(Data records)
* * * * * * *
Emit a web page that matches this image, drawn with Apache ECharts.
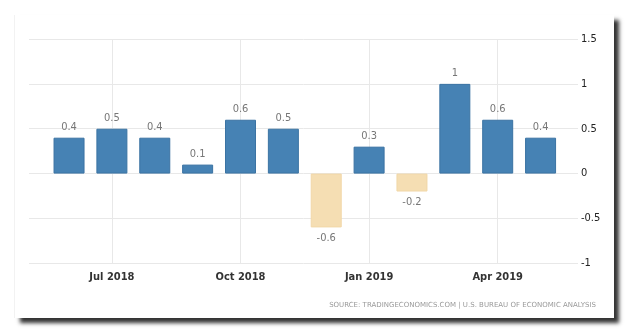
<!DOCTYPE html>
<html><head><meta charset="utf-8">
<script src="https://cdn.jsdelivr.net/npm/echarts@6/dist/echarts.min.js"></script>
<style>html,body{margin:0;padding:0;background:#fff}#c{width:630px;height:334px}</style>
</head><body><div id="c"></div>
<script>
const categories = ['Jun 2018','Jul 2018','Aug 2018','Sep 2018','Oct 2018','Nov 2018','Dec 2018','Jan 2019','Feb 2019','Mar 2019','Apr 2019','May 2019'];
const values = [0.4, 0.5, 0.4, 0.1, 0.6, 0.5, -0.6, 0.3, -0.2, 1, 0.6, 0.4];
const tickLabels = ['Jul 2018','Oct 2018','Jan 2019','Apr 2019'];
const yTicks = {min: -1, max: 1.5, interval: 0.5};
const sourceText = 'SOURCE: TRADINGECONOMICS.COM | U.S. BUREAU OF ECONOMIC ANALYSIS';

const chart = echarts.init(document.getElementById('c'), null, {renderer: 'canvas'});
const gridTop = 39, gridBottom = 334 - 263.3;
chart.setOption({
  animation: false,
  backgroundColor: '#fff',
  graphic: [
    {type: 'rect', z: -10, silent: true, shape: {x: 15, y: 15, width: 599, height: 303},
     style: {fill: '#fff', shadowBlur: 4, shadowOffsetX: 5, shadowOffsetY: 5, shadowColor: 'rgba(0,0,0,0.8)'}},
    {type: 'line', z: -9, silent: true, shape: {x1: 14.5, y1: 15, x2: 14.5, y2: 318},
     style: {stroke: '#f2f2f2', lineWidth: 1}},
    {type: 'text', right: 34, top: 302, silent: true,
     style: {text: sourceText, fill: '#999', font: '7px "DejaVu Sans"'}}
  ],
  grid: [
    {left: 29, right: 52, top: gridTop, bottom: gridBottom},
    {left: 47.6, right: 68, top: gridTop, bottom: gridBottom}
  ],
  xAxis: [
    {type: 'value', gridIndex: 0, show: false, min: 0, max: 1},
    {type: 'category', gridIndex: 1, data: categories,
     axisLine: {show: false}, axisTick: {show: false}, splitLine: {show: false},
     axisLabel: {interval: (i, v) => tickLabels.indexOf(v) >= 0, color: '#333', fontWeight: 'bold',
       fontFamily: 'DejaVu Sans Condensed', fontSize: 11, margin: 8}}
  ],
  yAxis: [
    {type: 'value', gridIndex: 0, position: 'right', min: yTicks.min, max: yTicks.max, interval: yTicks.interval,
     axisLine: {show: false}, axisTick: {show: false},
     axisLabel: {color: '#222', fontFamily: 'DejaVu Sans Condensed', fontSize: 11, margin: 3, align: 'left'},
     splitLine: {lineStyle: {color: '#e8e8e8', width: 1}}},
    {type: 'value', gridIndex: 1, show: false, min: yTicks.min, max: yTicks.max, interval: yTicks.interval, splitLine: {show: false}}
  ],
  series: [{
    type: 'bar', xAxisIndex: 1, yAxisIndex: 1, barWidth: 31,
    data: values.map(v => ({
      value: v,
      itemStyle: v >= 0 ? {color: '#4682b4', borderColor: '#3b73a3', borderWidth: 1}
                        : {color: '#f5deb3', borderColor: '#f1d7a8', borderWidth: 1},
      label: {position: v >= 0 ? 'top' : 'bottom'}
    })),
    label: {show: true, color: '#777', fontFamily: 'DejaVu Sans Condensed', fontSize: 11, distance: 5,
      formatter: p => String(p.value)},
    markLine: {silent: true, symbol: 'none', label: {show: false}, z: 0,
      lineStyle: {color: '#e8e8e8', type: 'solid', width: 1},
      data: tickLabels.map(t => ({xAxis: t}))}
  }]
});
</script></body></html>
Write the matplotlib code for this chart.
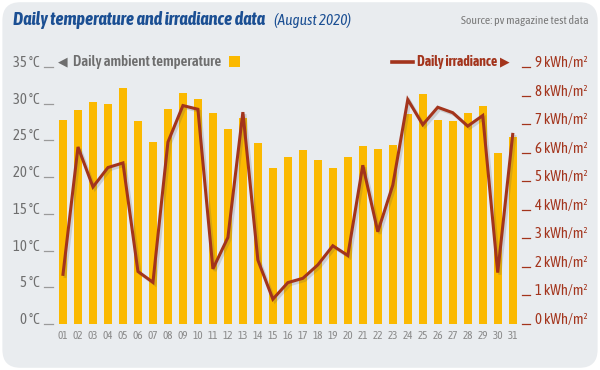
import numpy as np
import matplotlib
matplotlib.use("Agg")
import matplotlib.pyplot as plt
import matplotlib.patheffects as pe
import matplotlib.transforms as mtransforms
from matplotlib.patches import FancyBboxPatch

plt.rcParams['font.family'] = ['Asap Condensed', 'Liberation Sans', 'DejaVu Sans']

# Daten (August 2020)
days = ["%02d" % d for d in range(1, 32)]
temperature = [27.8, 29.1, 30.3, 29.9, 32.1, 27.6, 24.8, 29.3, 31.4, 30.6,
               28.7, 26.6, 28.1, 24.6, 21.3, 22.8, 23.7, 22.3, 21.2, 22.8,
               24.3, 23.9, 24.4, 28.6, 31.3, 27.8, 27.6, 28.7, 29.7, 23.3, 25.5]
irradiance = [1.74, 6.20, 4.80, 5.48, 5.64, 1.84, 1.46, 6.37, 7.65, 7.52,
              1.93, 3.03, 7.42, 2.24, 0.87, 1.45, 1.60, 2.07, 2.74, 2.40,
              5.56, 3.23, 4.86, 7.86, 6.98, 7.59, 7.40, 6.93, 7.30, 1.80, 6.64]
temp_ticks = [0, 5, 10, 15, 20, 25, 30, 35]
irr_ticks = [0, 1, 2, 3, 4, 5, 6, 7, 8, 9]

BG = '#e9ecef'
YELLOW = '#fbb900'
RED = '#a3341c'
GREY = '#6e6e6e'
BLUE = '#1b4f93'

fig = plt.figure(figsize=(6, 3.7), dpi=100)
fig.patch.set_facecolor('white')
panel = FancyBboxPatch((0.004, 0.006), 0.992, 0.988,
                       boxstyle="round,pad=0,rounding_size=0.03",
                       transform=fig.transFigure, facecolor=BG, edgecolor='none',
                       mutation_aspect=600 / 370, zorder=-10)
fig.patches.append(panel)

ax = fig.add_axes([0.09, 0.1243, 0.7795, 0.6946])
ax.set_facecolor('none')
x = np.arange(1, 32)
ax.bar(x, temperature, width=0.54, color=YELLOW, zorder=2)
ax.set_xlim(0.4, 31.6)
ax.set_ylim(0, 35)
ax.set_xticks(x)
ax.set_xticklabels(days)
ax.tick_params(axis='x', length=0, pad=4, labelsize=8, colors='#8a8a8a')
ax.set_yticks(temp_ticks)
ax.set_yticklabels([])
ax.tick_params(axis='y', length=0)
for s in ax.spines.values():
    s.set_visible(False)

ax2 = ax.twinx()
ax2.plot(x, irradiance, color=RED, lw=2.2, zorder=3, solid_joinstyle='miter',
         path_effects=[pe.SimpleLineShadow(offset=(1.5, -1.5), alpha=0.2, shadow_color='#555555'),
                       pe.Normal()])
ax2.set_ylim(0, 9)
ax2.set_yticks(irr_ticks)
ax2.set_yticklabels([])
ax2.tick_params(axis='y', length=0)
for s in ax2.spines.values():
    s.set_visible(False)

# linke Achse: Beschriftung und kleine Striche
tl = mtransforms.blended_transform_factory(ax.transAxes, ax.transData)
for t in temp_ticks:
    ax.text(-0.030, t, "%d °C" % t, transform=tl, ha='right', va='baseline',
            fontsize=10.5, color=GREY)
    ax.plot([-0.021, -0.003], [t, t], transform=tl, color='#9a9a9a', lw=0.9, clip_on=False)

# rechte Achse
tr = mtransforms.blended_transform_factory(ax2.transAxes, ax2.transData)
for t in irr_ticks:
    ax2.text(1.029, t, "%d kWh/m²" % t, transform=tr, ha='left', va='baseline',
             fontsize=10.5, color=RED)
    ax2.plot([1.001, 1.018], [t, t], transform=tr, color=RED, lw=0.9, clip_on=False)

# Legende in der obersten Zeile
def px(xp, yp):
    return xp / 600, 1 - yp / 370

fig.text(*px(58, 62), "◀", family='DejaVu Sans', fontsize=9, color=GREY, va='center')
fig.text(*px(73, 62), "Daily ambient temperature", fontsize=10.7, fontweight='semibold',
         color=GREY, va='center')
fig.patches.append(plt.Rectangle(px(229, 67), 11 / 600, 11 / 370, transform=fig.transFigure,
                                 facecolor=YELLOW, edgecolor='none', zorder=5))
fig.lines.append(plt.Line2D([392 / 600, 413 / 600], [1 - 62 / 370, 1 - 62 / 370],
                            transform=fig.transFigure, color=RED, lw=2.6))
fig.text(*px(417, 62), "Daily irradiance", fontsize=10, fontweight='bold',
         color=RED, va='center')
fig.text(*px(500, 62), "▶", family='DejaVu Sans', fontsize=9, color=RED, va='center')

# Titel
fig.text(*px(13, 20), "Daily temperature and irradiance data", fontsize=13,
         fontweight='bold', style='italic', color=BLUE, va='center')
fig.text(*px(274, 20), "(August 2020)", fontsize=11, style='italic', color=BLUE, va='center')
fig.text(*px(589, 20), "Source: pv magazine test data", fontsize=8.5, color='#7a7a7a',
         ha='right', va='center')

fig.savefig('out.png', dpi=100, facecolor=fig.get_facecolor())
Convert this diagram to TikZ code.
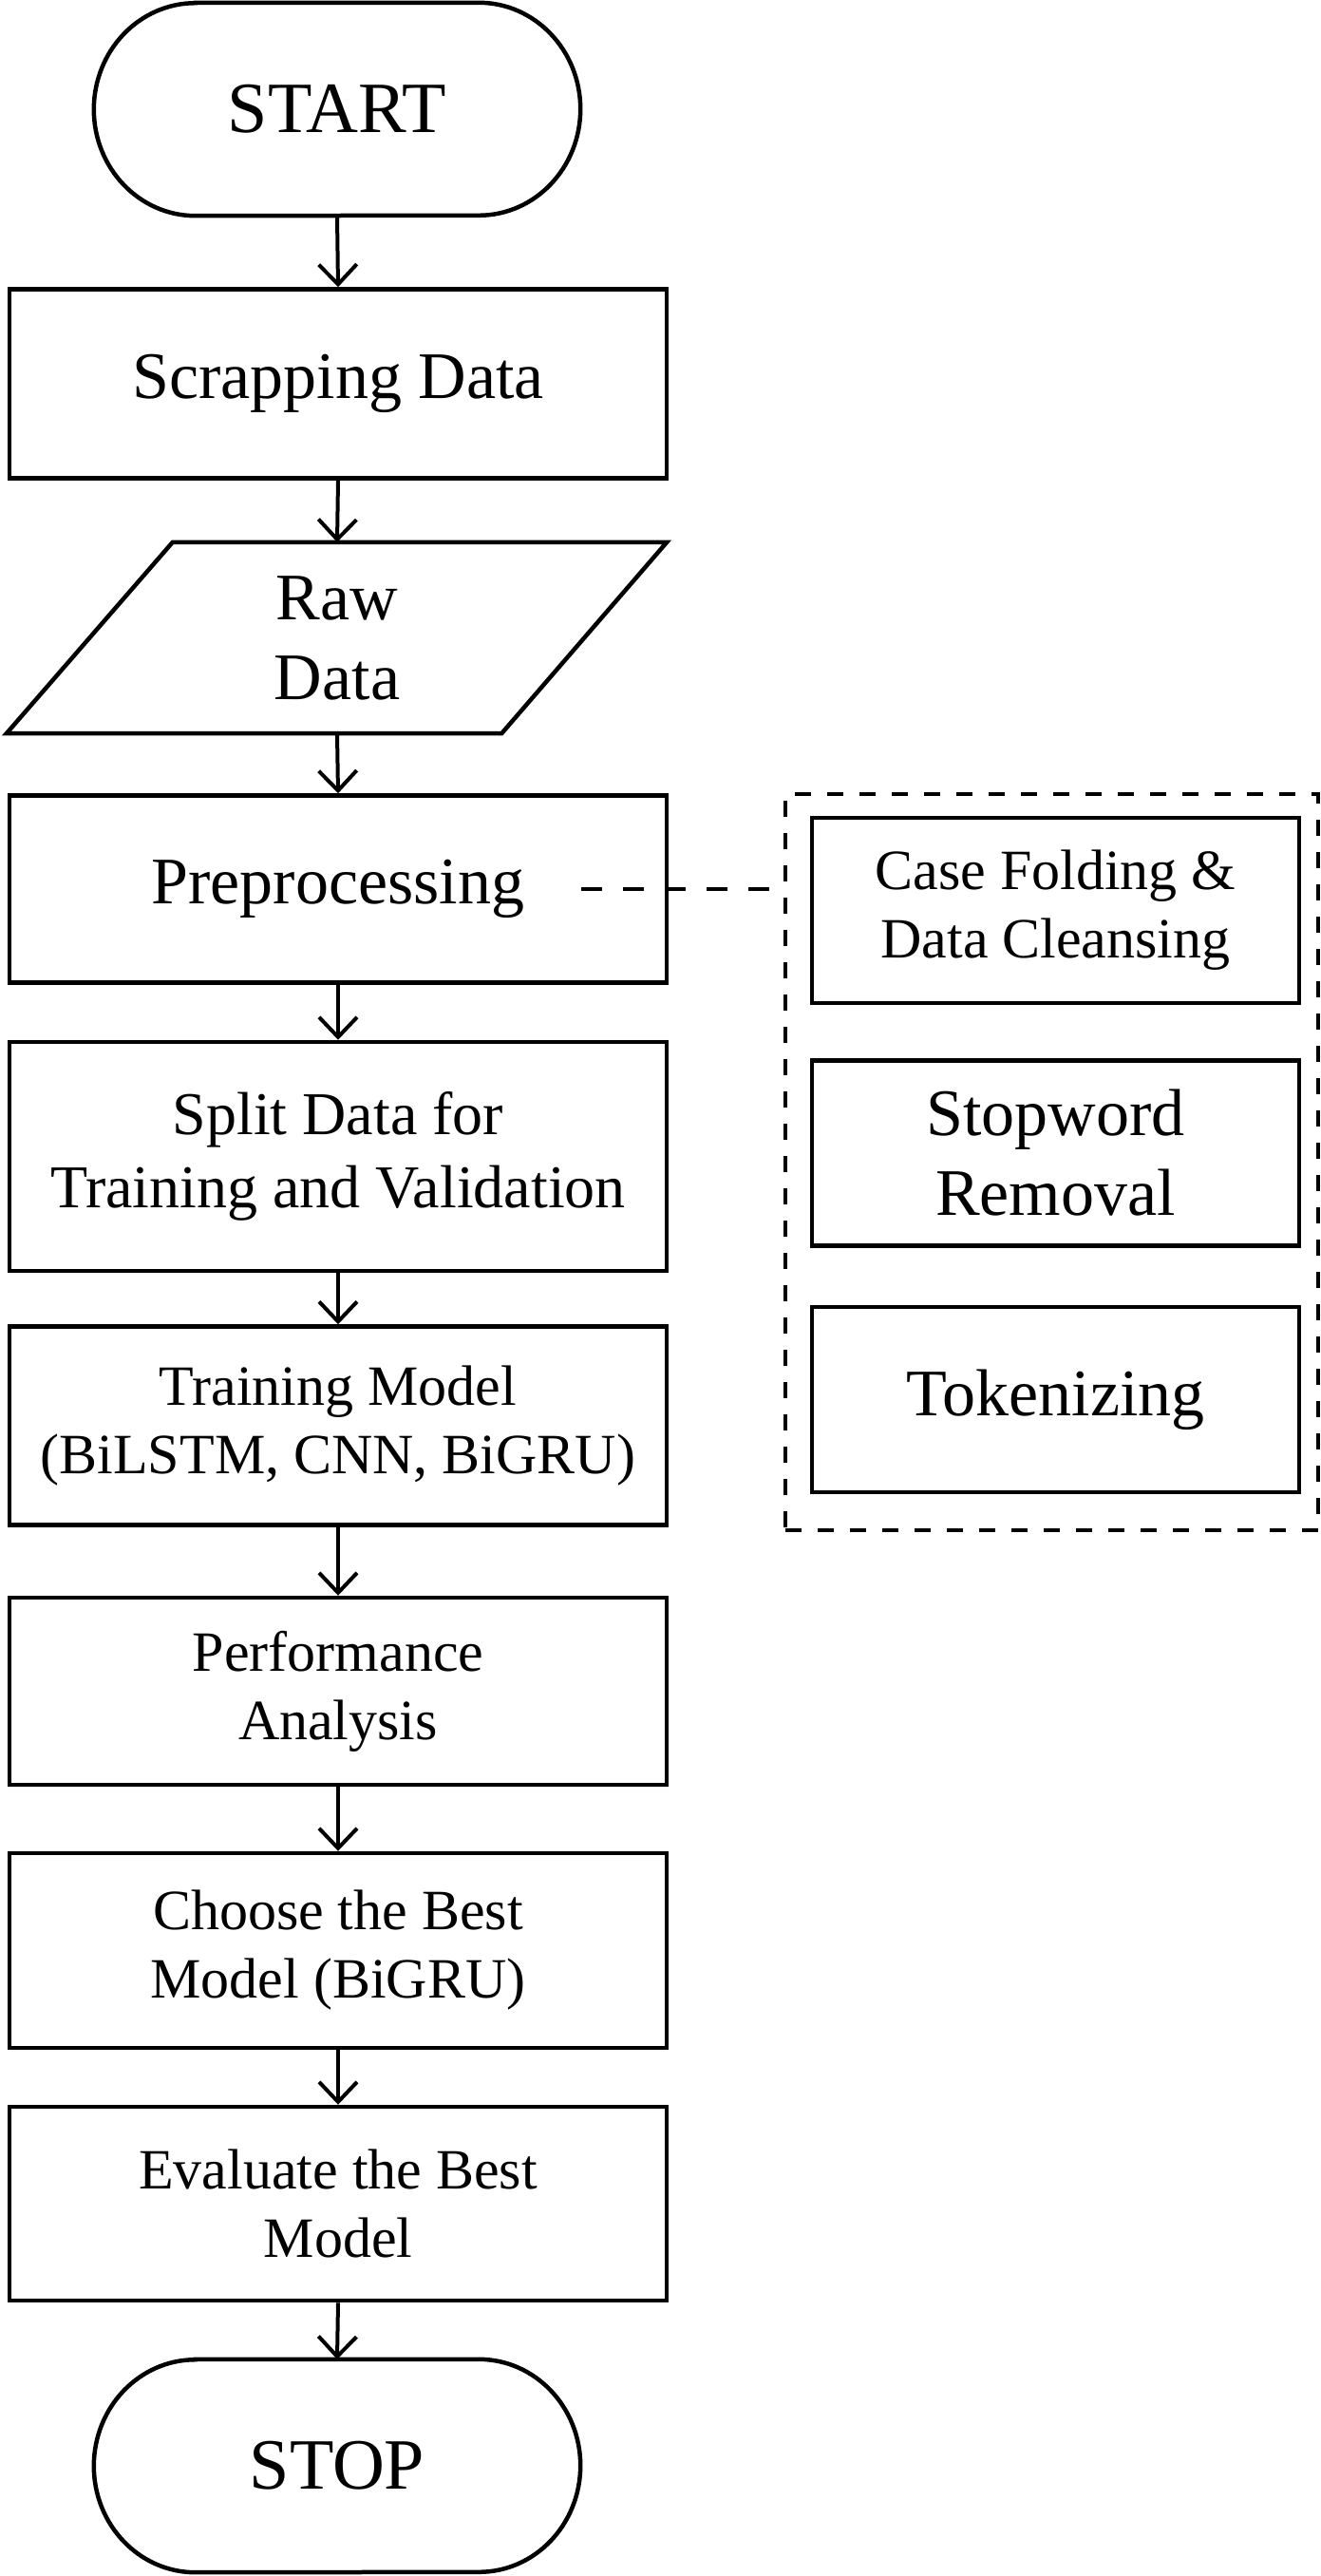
\documentclass[tikz,border=0pt]{standalone}
\usepackage{fontspec}
\setmainfont{Liberation Serif}
\usetikzlibrary{arrows.meta,calc}
\begin{document}
\begin{tikzpicture}[x=1pt,y=-1pt,
  box/.style={draw, line width=4.5pt, rectangle, align=center, minimum width=692pt, inner sep=0pt},
  sub/.style={draw, line width=4.5pt, rectangle, align=center, minimum width=513pt, minimum height=195pt, inner sep=0pt},
  term/.style={rectangle, minimum width=512pt, minimum height=224pt, inner sep=0pt, align=center},
  big/.style={font=\fontsize{76}{90}\selectfont},
  mid/.style={font=\fontsize{70}{84}\selectfont},
  sml/.style={font=\fontsize{60}{72}\selectfont},
  flow/.style={line width=4pt, -{Straight Barb[length=21pt,width=40pt,line width=4pt]}},
  dashline/.style={line width=4pt, dash pattern=on 17pt off 17pt},
  linkline/.style={line width=4pt, dash pattern=on 22pt off 22pt},
]
\useasboundingbox (0,0) rectangle (1391,2712);

% terminals
\node[term, big] (start) at (355,115) {START};
\node[term, big] (stop) at (355,2596) {STOP};
\foreach \n in {start,stop}{
  \draw[line width=4.5pt] ($(\n.north west)+(107,0)$) -- ($(\n.north east)+(-107,0)$)
    arc[start angle=-90, end angle=90, x radius=107, y radius=112]
    -- ($(\n.south west)+(107,0)$)
    arc[start angle=90, end angle=270, x radius=107, y radius=112] -- cycle;
}

% main column
\node[box, mid, minimum height=199pt] (scrap) at (356,404) {Scrapping Data};
\node[rectangle, minimum width=520pt, minimum height=201pt, inner sep=0pt, align=center, mid] (raw) at (355,671.5) {Raw\\Data};
\draw[line width=4.5pt, line join=miter] ($(raw.north west)+(87,0)$) -- ($(raw.north east)+(87,0)$)
  -- ($(raw.south east)+(-87,0)$) -- ($(raw.south west)+(-88,0)$) -- cycle;
\node[box, mid, minimum height=197pt] (pre) at (356,936) {Preprocessing};
\node[box, font=\fontsize{64}{77}\selectfont, minimum height=241pt] (split) at (356,1217.5) {Split Data for\\Training and Validation};
\node[box, sml, minimum height=209pt] (train) at (356,1501) {Training Model\\(BiLSTM, CNN, BiGRU)};
\node[box, sml, minimum height=197pt] (perf) at (356,1780.5) {Performance\\Analysis};
\node[box, sml, minimum height=205pt] (choose) at (356,2053.5) {Choose the Best\\Model (BiGRU)};
\node[box, sml, minimum height=204pt] (eval) at (356,2320) {Evaluate the Best\\Model};

% arrows
\draw[flow] (start.south) -- (scrap.north);
\draw[flow] (scrap.south) -- (raw.north);
\draw[flow] (raw.south) -- (pre.north);
\draw[flow] (pre.south) -- (split.north);
\draw[flow] (split.south) -- (train.north);
\draw[flow] (train.south) -- (perf.north);
\draw[flow] (perf.south) -- (choose.north);
\draw[flow] (choose.south) -- (eval.north);
\draw[flow] (eval.south) -- (stop.north);

% preprocessing group
\node[dashline, draw, rectangle, minimum width=561pt, minimum height=775pt, inner sep=0pt] (group) at (1107.5,1223.5) {};
\node[sub, sml] (case) at (1111.5,958.5) {Case Folding \&\\Data Cleansing};
\node[sub, mid] (stopw) at (1111.5,1214) {Stopword\\Removal};
\node[sub, mid] (tok) at (1111.5,1473.5) {Tokenizing};

\coordinate (dstart) at (612,936);
\draw[linkline] (dstart) -- (dstart -| group.west);
\end{tikzpicture}
\end{document}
* * * * * * *
▸ Task objective
Using the entries above, write out exactly the lines from the one with "Write the matplotlib code for this chart." through the one with "plt.rcParams['font.family'] = ['Asap", ends included. Leave out any pictures.

▸ Expected answer
Write the matplotlib code for this chart.
import numpy as np
import matplotlib
matplotlib.use("Agg")
import matplotlib.pyplot as plt
import matplotlib.patheffects as pe
import matplotlib.transforms as mtransforms
from matplotlib.patches import FancyBboxPatch

plt.rcParams['font.family'] = ['Asap Condensed', 'Liberation Sans', 'DejaVu Sans']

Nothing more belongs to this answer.